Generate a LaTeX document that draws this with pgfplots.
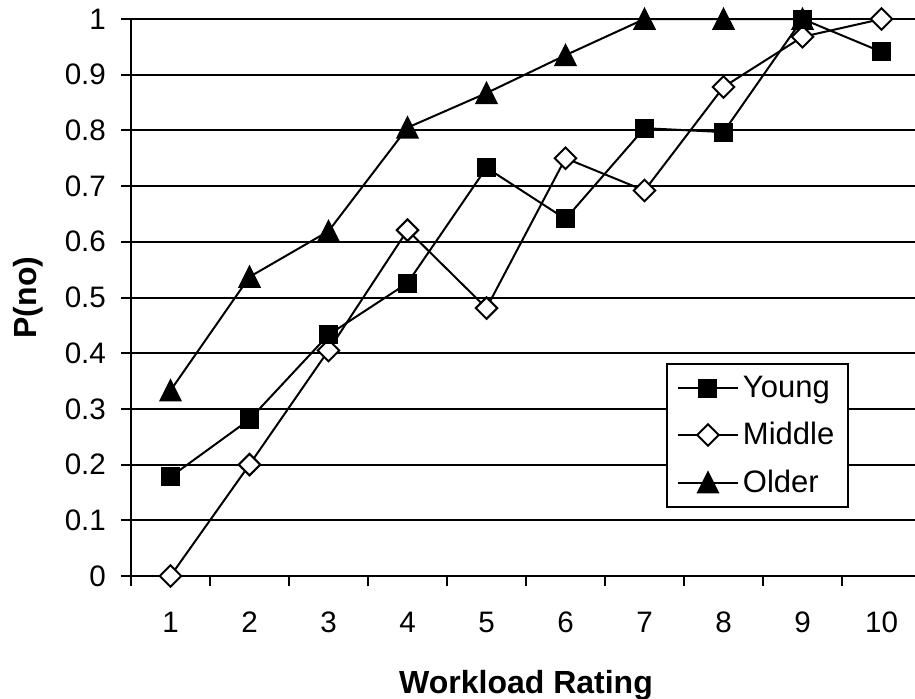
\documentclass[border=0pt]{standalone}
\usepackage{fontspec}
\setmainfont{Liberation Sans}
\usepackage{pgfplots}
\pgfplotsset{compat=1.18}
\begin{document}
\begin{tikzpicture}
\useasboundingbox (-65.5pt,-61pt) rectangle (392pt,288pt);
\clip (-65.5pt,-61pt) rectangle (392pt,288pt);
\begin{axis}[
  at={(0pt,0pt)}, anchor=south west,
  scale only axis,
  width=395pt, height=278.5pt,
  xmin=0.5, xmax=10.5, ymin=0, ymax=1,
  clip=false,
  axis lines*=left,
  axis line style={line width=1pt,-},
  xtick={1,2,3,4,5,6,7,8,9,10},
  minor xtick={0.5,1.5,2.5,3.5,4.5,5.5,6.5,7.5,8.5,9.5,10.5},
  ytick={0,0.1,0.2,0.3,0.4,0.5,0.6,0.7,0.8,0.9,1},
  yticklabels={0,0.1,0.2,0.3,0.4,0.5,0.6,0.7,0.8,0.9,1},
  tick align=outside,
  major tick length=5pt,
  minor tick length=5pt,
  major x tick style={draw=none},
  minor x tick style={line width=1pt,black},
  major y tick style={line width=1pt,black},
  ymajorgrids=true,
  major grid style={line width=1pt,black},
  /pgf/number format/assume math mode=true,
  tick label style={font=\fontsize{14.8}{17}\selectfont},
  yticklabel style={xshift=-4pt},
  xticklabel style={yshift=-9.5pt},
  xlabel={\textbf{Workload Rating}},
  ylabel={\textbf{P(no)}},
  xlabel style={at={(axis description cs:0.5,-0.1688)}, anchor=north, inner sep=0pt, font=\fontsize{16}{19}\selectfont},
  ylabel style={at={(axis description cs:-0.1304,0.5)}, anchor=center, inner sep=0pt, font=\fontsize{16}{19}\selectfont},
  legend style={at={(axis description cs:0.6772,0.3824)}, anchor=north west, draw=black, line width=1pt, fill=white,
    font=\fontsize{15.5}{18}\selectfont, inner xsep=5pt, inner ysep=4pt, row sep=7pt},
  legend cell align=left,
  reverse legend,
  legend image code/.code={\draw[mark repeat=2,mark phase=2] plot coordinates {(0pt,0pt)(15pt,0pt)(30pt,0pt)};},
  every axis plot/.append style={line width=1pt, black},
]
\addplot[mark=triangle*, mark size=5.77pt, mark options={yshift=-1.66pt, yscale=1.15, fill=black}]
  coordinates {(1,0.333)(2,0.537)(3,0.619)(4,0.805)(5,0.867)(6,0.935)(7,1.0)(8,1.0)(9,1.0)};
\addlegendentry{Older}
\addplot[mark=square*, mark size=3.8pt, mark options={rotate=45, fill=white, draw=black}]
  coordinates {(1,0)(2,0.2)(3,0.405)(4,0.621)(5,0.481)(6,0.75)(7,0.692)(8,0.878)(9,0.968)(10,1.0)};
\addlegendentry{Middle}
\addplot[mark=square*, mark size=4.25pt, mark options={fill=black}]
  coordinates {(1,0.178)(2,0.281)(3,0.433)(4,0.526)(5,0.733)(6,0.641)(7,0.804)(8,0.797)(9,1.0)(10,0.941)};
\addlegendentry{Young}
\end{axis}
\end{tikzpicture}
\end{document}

_ _ _

EXERCISE INSTRUCTIONS: Every line of text is to be repeated exactly; pictures are left out.

WRITTEN RESPONSE:
Generate a LaTeX document that draws this with pgfplots.
\documentclass[border=0pt]{standalone}
\usepackage{fontspec}
\setmainfont{Liberation Sans}
\usepackage{pgfplots}
\pgfplotsset{compat=1.18}
\begin{document}
\begin{tikzpicture}
\useasboundingbox (-65.5pt,-61pt) rectangle (392pt,288pt);
\clip (-65.5pt,-61pt) rectangle (392pt,288pt);
\begin{axis}[
  at={(0pt,0pt)}, anchor=south west,
  scale only axis,
  width=395pt, height=278.5pt,
  xmin=0.5, xmax=10.5, ymin=0, ymax=1,
  clip=false,
  axis lines*=left,
  axis line style={line width=1pt,-},
  xtick={1,2,3,4,5,6,7,8,9,10},
  minor xtick={0.5,1.5,2.5,3.5,4.5,5.5,6.5,7.5,8.5,9.5,10.5},
  ytick={0,0.1,0.2,0.3,0.4,0.5,0.6,0.7,0.8,0.9,1},
  yticklabels={0,0.1,0.2,0.3,0.4,0.5,0.6,0.7,0.8,0.9,1},
  tick align=outside,
  major tick length=5pt,
  minor tick length=5pt,
  major x tick style={draw=none},
  minor x tick style={line width=1pt,black},
  major y tick style={line width=1pt,black},
  ymajorgrids=true,
  major grid style={line width=1pt,black},
  /pgf/number format/assume math mode=true,
  tick label style={font=\fontsize{14.8}{17}\selectfont},
  yticklabel style={xshift=-4pt},
  xticklabel style={yshift=-9.5pt},
  xlabel={\textbf{Workload Rating}},
  ylabel={\textbf{P(no)}},
  xlabel style={at={(axis description cs:0.5,-0.1688)}, anchor=north, inner sep=0pt, font=\fontsize{16}{19}\selectfont},
  ylabel style={at={(axis description cs:-0.1304,0.5)}, anchor=center, inner sep=0pt, font=\fontsize{16}{19}\selectfont},
  legend style={at={(axis description cs:0.6772,0.3824)}, anchor=north west, draw=black, line width=1pt, fill=white,
    font=\fontsize{15.5}{18}\selectfont, inner xsep=5pt, inner ysep=4pt, row sep=7pt},
  legend cell align=left,
  reverse legend,
  legend image code/.code={\draw[mark repeat=2,mark phase=2] plot coordinates {(0pt,0pt)(15pt,0pt)(30pt,0pt)};},
  every axis plot/.append style={line width=1pt, black},
]
\addplot[mark=triangle*, mark size=5.77pt, mark options={yshift=-1.66pt, yscale=1.15, fill=black}]
  coordinates {(1,0.333)(2,0.537)(3,0.619)(4,0.805)(5,0.867)(6,0.935)(7,1.0)(8,1.0)(9,1.0)};
\addlegendentry{Older}
\addplot[mark=square*, mark size=3.8pt, mark options={rotate=45, fill=white, draw=black}]
  coordinates {(1,0)(2,0.2)(3,0.405)(4,0.621)(5,0.481)(6,0.75)(7,0.692)(8,0.878)(9,0.968)(10,1.0)};
\addlegendentry{Middle}
\addplot[mark=square*, mark size=4.25pt, mark options={fill=black}]
  coordinates {(1,0.178)(2,0.281)(3,0.433)(4,0.526)(5,0.733)(6,0.641)(7,0.804)(8,0.797)(9,1.0)(10,0.941)};
\addlegendentry{Young}
\end{axis}
\end{tikzpicture}
\end{document}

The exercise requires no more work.